Improving Access to Credit Reports: President Obama also announced a commitment by JPMorganChase and Bank of America, in partnership with Fair Isaac Corporation (FICO), to provide credit scores for free to their consumer card customers. The United States Automobile Association (USAA) and the State Employees’ Credit Union (SECU) will also offer free credit scores to their members, and Ally Financial will make credit scores available to their auto loan customers.
Broadband Access: President Obama is traveling today to Cedar Falls, Iowa to detail new steps to increase access to high-speed Internet. Details of this proposal have not been released.
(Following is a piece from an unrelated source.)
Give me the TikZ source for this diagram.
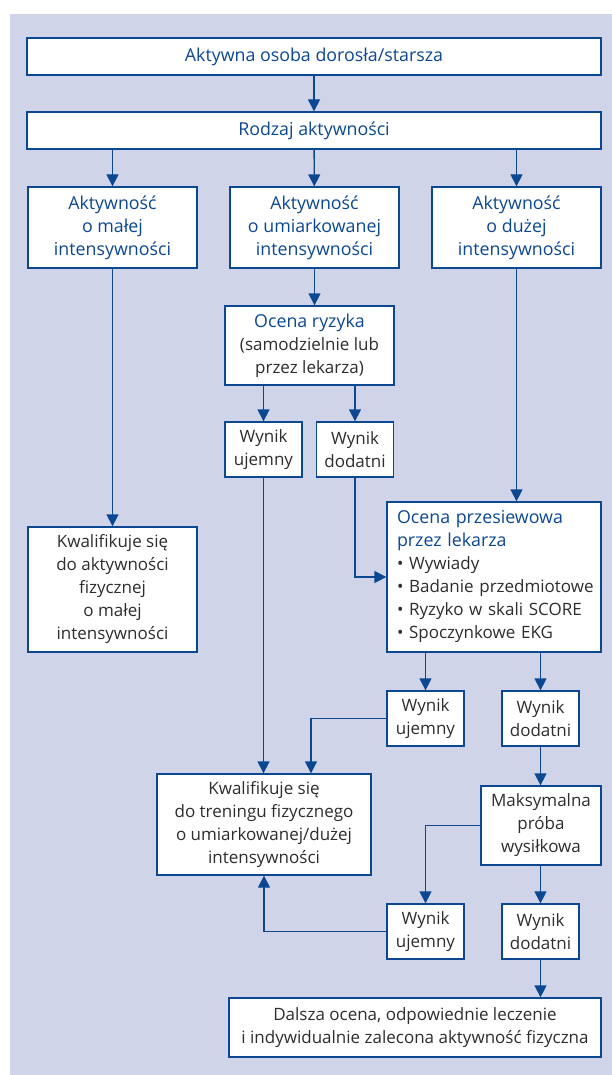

Model Terms of Service for Educators: The Department of Education and its Privacy Technical Assurance Center announced a forthcoming model terms of service, as well as teacher training assistance, to help ensure educational data is used appropriately and in accordance with the educational mission.
Voluntary Code of Conduct for Smart Grid Customer Data Privacy: The Department of Energy (DOE) and the Federal Smart Grid Task Force (FSGTF) released a new Voluntary Code of Conduct (VCC) for utilities and third parties aimed at protecting electricity customer data, including energy usage information.
White House Summit: On February 13, 2015, the White House will host a Summit on Cybersecurity and Consumer Protection at Stanford University with leaders from the White House and across the federal government; CEOs from a wide range of industries, including the financial services industry, technology, and communications companies; computer security companies and the retail industry; as well as law enforcement officials, consumer advocates, technical experts, and students.
Grants to Historically Black Colleges for Cybersecurity Education: On January 15, 2015, Vice President Joe Biden will travel to Norfolk, Virginia to announce that the DOE will provide $25 million in grants over the next five years to support a cybersecurity education consortium consisting of 13 Historically Black Colleges and Universities (HBCUs) and two national labs.